DATASET SECTION.
· · ·
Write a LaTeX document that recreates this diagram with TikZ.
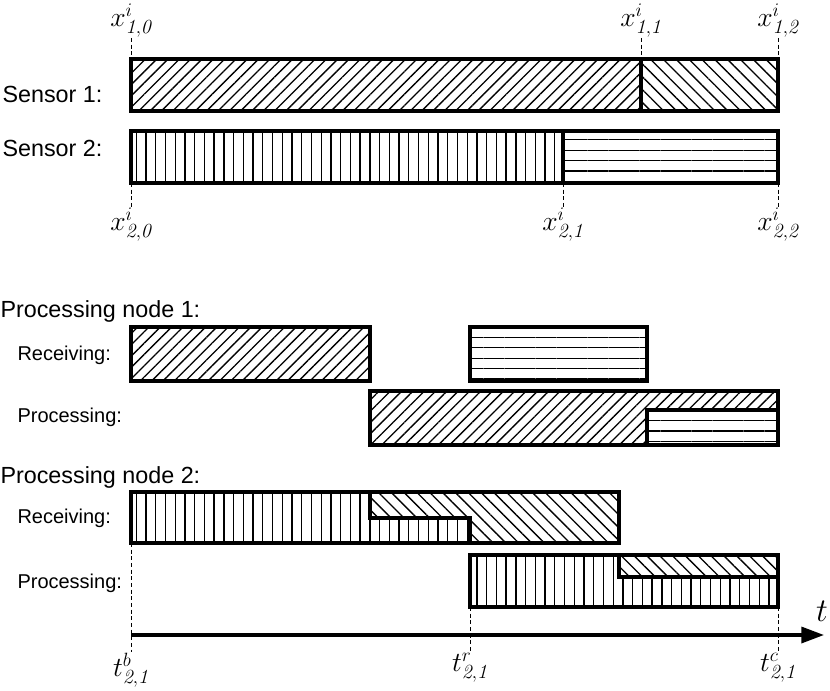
\documentclass[tikz,border=0pt]{standalone}
\usepackage{fontspec}
\newfontfamily\labelfont{Liberation Sans}
\usetikzlibrary{patterns.meta,arrows.meta}

\tikzset{every picture/.style={line width=0.75pt}}
\tikzset{
  bar/.style={line width=3pt, line join=miter, preaction={fill=white}},
  hatchne/.style={pattern={Lines[angle=45,distance=6pt,line width=1pt]}},
  hatchnw/.style={pattern={Lines[angle=-45,distance=6.8pt,line width=1pt]}},
  hatchvert/.style={pattern={Lines[angle=90,distance=7.3pt,line width=1pt]}},
  hatchhori/.style={pattern={Lines[angle=0,distance=7.8pt,line width=1pt]}},
  tick/.style={line width=0.75pt, dash pattern=on 3pt off 2pt},
  bigtext/.style={font=\labelfont\fontsize{17.5}{20}\selectfont, inner sep=0pt},
  smalltext/.style={font=\labelfont\fontsize{15}{18}\selectfont, inner sep=0pt},
  mathlabel/.style={font=\fontsize{21.5}{24}\selectfont, inner sep=0.5pt}
}

\begin{document}
\begin{tikzpicture}[x=0.75pt,y=0.75pt,yscale=-1,xscale=1]
\useasboundingbox (0,0) rectangle (830,691);

% tick coordinates
\coordinate (xa0t) at (131,38);  \coordinate (xa0b) at (131,59);
\coordinate (xa1t) at (641,38);  \coordinate (xa1b) at (641,59);
\coordinate (xa2t) at (778,38);  \coordinate (xa2b) at (778,59);
\coordinate (xb0t) at (131,183); \coordinate (xb0b) at (131,207);
\coordinate (xb1t) at (563,183); \coordinate (xb1b) at (563,207);
\coordinate (xb2t) at (778,183); \coordinate (xb2b) at (778,207);
\coordinate (tbt) at (131,543);  \coordinate (tbb) at (131,652);
\coordinate (trt) at (470,607);  \coordinate (trb) at (470,652);
\coordinate (tct) at (778,607);  \coordinate (tcb) at (778,652);
\coordinate (axs) at (131,635);  \coordinate (axe) at (824,635);

%Shape: Sensor 1
\draw [bar, hatchne] (131,59) rectangle (641,111) ;
\draw [bar, hatchnw] (641,59) rectangle (778,111) ;
%Shape: Sensor 2
\draw [bar, hatchvert] (131,131) rectangle (563,183) ;
\draw [bar, hatchhori] (563,131) rectangle (778,183) ;

%Shape: Node 1 receiving
\draw [bar, hatchne] (131,327) rectangle (370,381) ;
\draw [bar, hatchhori] (470,327) rectangle (647,381) ;
%Shape: Node 1 processing
\draw [bar, hatchne] (370,391) rectangle (778,445) ;
\draw [bar, hatchhori] (647,410) rectangle (778,445) ;

%Shape: Node 2 receiving
\draw [bar, hatchvert] (131,492) rectangle (619,543) ;
\draw [bar, hatchnw] (370,492) -- (619,492) -- (619,543) -- (470,543) -- (470,518) -- (370,518) -- cycle ;
%Shape: Node 2 processing
\draw [bar, hatchvert] (470,555) rectangle (778,607) ;
\draw [bar, hatchnw] (619,555) rectangle (778,577) ;

% dashed ticks
\draw [tick] (xa0t) -- (xa0b) ;
\draw [tick] (xa1t) -- (xa1b) ;
\draw [tick] (xa2t) -- (xa2b) ;
\draw [tick] (xb0t) -- (xb0b) ;
\draw [tick] (xb1t) -- (xb1b) ;
\draw [tick] (xb2t) -- (xb2b) ;
\draw [tick] (tbt) -- (tbb) ;
\draw [tick] (trt) -- (trb) ;
\draw [tick] (tct) -- (tcb) ;

% time axis
\draw [line width=2.5pt, -{Triangle[length=17pt,width=12pt]}] (axs) -- (axe) ;

% Text Node
\node (lxa0) [mathlabel, anchor=south] at (xa0t) {$x^{i}_{\mathit{1,0}}$};
\node (lxa1) [mathlabel, anchor=south] at (xa1t) {$x^{i}_{\mathit{1,1}}$};
\node (lxa2) [mathlabel, anchor=south] at (xa2t) {$x^{i}_{\mathit{1,2}}$};
\node (lxb0) [mathlabel, anchor=north] at (xb0b) {$x^{i}_{\mathit{2,0}}$};
\node (lxb1) [mathlabel, anchor=north] at (xb1b) {$x^{i}_{\mathit{2,1}}$};
\node (lxb2) [mathlabel, anchor=north] at (xb2b) {$x^{i}_{\mathit{2,2}}$};
\node (ltb) [mathlabel, anchor=north] at (tbb) {$t^{b}_{\mathit{2,1}}$};
\node (ltr) [mathlabel, anchor=north] at (trb) {$t^{r}_{\mathit{2,1}}$};
\node (ltc) [mathlabel, anchor=north] at (tcb) {$t^{c}_{\mathit{2,1}}$};
\node (lt) [font=\fontsize{27}{30}\selectfont, inner sep=0pt] at (822,611) {$t$};

% Text Node
\node (sens1) [bigtext, anchor=base west] at (2,103) {Sensor 1:};
\node (sens2) [bigtext, anchor=base west] at (2,157) {Sensor 2:};
\node (pn1) [bigtext, anchor=base west] at (0,317) {Processing node 1:};
\node (pn1r) [smalltext, anchor=base west] at (17,360) {Receiving:};
\node (pn1p) [smalltext, anchor=base west] at (17,422) {Processing:};
\node (pn2) [bigtext, anchor=base west] at (0,483) {Processing node 2:};
\node (pn2r) [smalltext, anchor=base west] at (17,523) {Receiving:};
\node (pn2p) [smalltext, anchor=base west] at (17,588) {Processing:};

\end{tikzpicture}
\end{document}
· · ·
WORK TO DO. Quote each line of the listing exactly, but leave the pictures out.

RESULT.
Write a LaTeX document that recreates this diagram with TikZ.
\documentclass[tikz,border=0pt]{standalone}
\usepackage{fontspec}
\newfontfamily\labelfont{Liberation Sans}
\usetikzlibrary{patterns.meta,arrows.meta}

\tikzset{every picture/.style={line width=0.75pt}}
\tikzset{
  bar/.style={line width=3pt, line join=miter, preaction={fill=white}},
  hatchne/.style={pattern={Lines[angle=45,distance=6pt,line width=1pt]}},
  hatchnw/.style={pattern={Lines[angle=-45,distance=6.8pt,line width=1pt]}},
  hatchvert/.style={pattern={Lines[angle=90,distance=7.3pt,line width=1pt]}},
  hatchhori/.style={pattern={Lines[angle=0,distance=7.8pt,line width=1pt]}},
  tick/.style={line width=0.75pt, dash pattern=on 3pt off 2pt},
  bigtext/.style={font=\labelfont\fontsize{17.5}{20}\selectfont, inner sep=0pt},
  smalltext/.style={font=\labelfont\fontsize{15}{18}\selectfont, inner sep=0pt},
  mathlabel/.style={font=\fontsize{21.5}{24}\selectfont, inner sep=0.5pt}
}

\begin{document}
\begin{tikzpicture}[x=0.75pt,y=0.75pt,yscale=-1,xscale=1]
\useasboundingbox (0,0) rectangle (830,691);

% tick coordinates
\coordinate (xa0t) at (131,38);  \coordinate (xa0b) at (131,59);
\coordinate (xa1t) at (641,38);  \coordinate (xa1b) at (641,59);
\coordinate (xa2t) at (778,38);  \coordinate (xa2b) at (778,59);
\coordinate (xb0t) at (131,183); \coordinate (xb0b) at (131,207);
\coordinate (xb1t) at (563,183); \coordinate (xb1b) at (563,207);
\coordinate (xb2t) at (778,183); \coordinate (xb2b) at (778,207);
\coordinate (tbt) at (131,543);  \coordinate (tbb) at (131,652);
\coordinate (trt) at (470,607);  \coordinate (trb) at (470,652);
\coordinate (tct) at (778,607);  \coordinate (tcb) at (778,652);
\coordinate (axs) at (131,635);  \coordinate (axe) at (824,635);

%Shape: Sensor 1
\draw [bar, hatchne] (131,59) rectangle (641,111) ;
\draw [bar, hatchnw] (641,59) rectangle (778,111) ;
%Shape: Sensor 2
\draw [bar, hatchvert] (131,131) rectangle (563,183) ;
\draw [bar, hatchhori] (563,131) rectangle (778,183) ;

%Shape: Node 1 receiving
\draw [bar, hatchne] (131,327) rectangle (370,381) ;
\draw [bar, hatchhori] (470,327) rectangle (647,381) ;
%Shape: Node 1 processing
\draw [bar, hatchne] (370,391) rectangle (778,445) ;
\draw [bar, hatchhori] (647,410) rectangle (778,445) ;

%Shape: Node 2 receiving
\draw [bar, hatchvert] (131,492) rectangle (619,543) ;
\draw [bar, hatchnw] (370,492) -- (619,492) -- (619,543) -- (470,543) -- (470,518) -- (370,518) -- cycle ;
%Shape: Node 2 processing
\draw [bar, hatchvert] (470,555) rectangle (778,607) ;
\draw [bar, hatchnw] (619,555) rectangle (778,577) ;

% dashed ticks
\draw [tick] (xa0t) -- (xa0b) ;
\draw [tick] (xa1t) -- (xa1b) ;
\draw [tick] (xa2t) -- (xa2b) ;
\draw [tick] (xb0t) -- (xb0b) ;
\draw [tick] (xb1t) -- (xb1b) ;
\draw [tick] (xb2t) -- (xb2b) ;
\draw [tick] (tbt) -- (tbb) ;
\draw [tick] (trt) -- (trb) ;
\draw [tick] (tct) -- (tcb) ;

% time axis
\draw [line width=2.5pt, -{Triangle[length=17pt,width=12pt]}] (axs) -- (axe) ;

% Text Node
\node (lxa0) [mathlabel, anchor=south] at (xa0t) {$x^{i}_{\mathit{1,0}}$};
\node (lxa1) [mathlabel, anchor=south] at (xa1t) {$x^{i}_{\mathit{1,1}}$};
\node (lxa2) [mathlabel, anchor=south] at (xa2t) {$x^{i}_{\mathit{1,2}}$};
\node (lxb0) [mathlabel, anchor=north] at (xb0b) {$x^{i}_{\mathit{2,0}}$};
\node (lxb1) [mathlabel, anchor=north] at (xb1b) {$x^{i}_{\mathit{2,1}}$};
\node (lxb2) [mathlabel, anchor=north] at (xb2b) {$x^{i}_{\mathit{2,2}}$};
\node (ltb) [mathlabel, anchor=north] at (tbb) {$t^{b}_{\mathit{2,1}}$};
\node (ltr) [mathlabel, anchor=north] at (trb) {$t^{r}_{\mathit{2,1}}$};
\node (ltc) [mathlabel, anchor=north] at (tcb) {$t^{c}_{\mathit{2,1}}$};
\node (lt) [font=\fontsize{27}{30}\selectfont, inner sep=0pt] at (822,611) {$t$};

% Text Node
\node (sens1) [bigtext, anchor=base west] at (2,103) {Sensor 1:};
\node (sens2) [bigtext, anchor=base west] at (2,157) {Sensor 2:};
\node (pn1) [bigtext, anchor=base west] at (0,317) {Processing node 1:};
\node (pn1r) [smalltext, anchor=base west] at (17,360) {Receiving:};
\node (pn1p) [smalltext, anchor=base west] at (17,422) {Processing:};
\node (pn2) [bigtext, anchor=base west] at (0,483) {Processing node 2:};
\node (pn2r) [smalltext, anchor=base west] at (17,523) {Receiving:};
\node (pn2p) [smalltext, anchor=base west] at (17,588) {Processing:};

\end{tikzpicture}
\end{document}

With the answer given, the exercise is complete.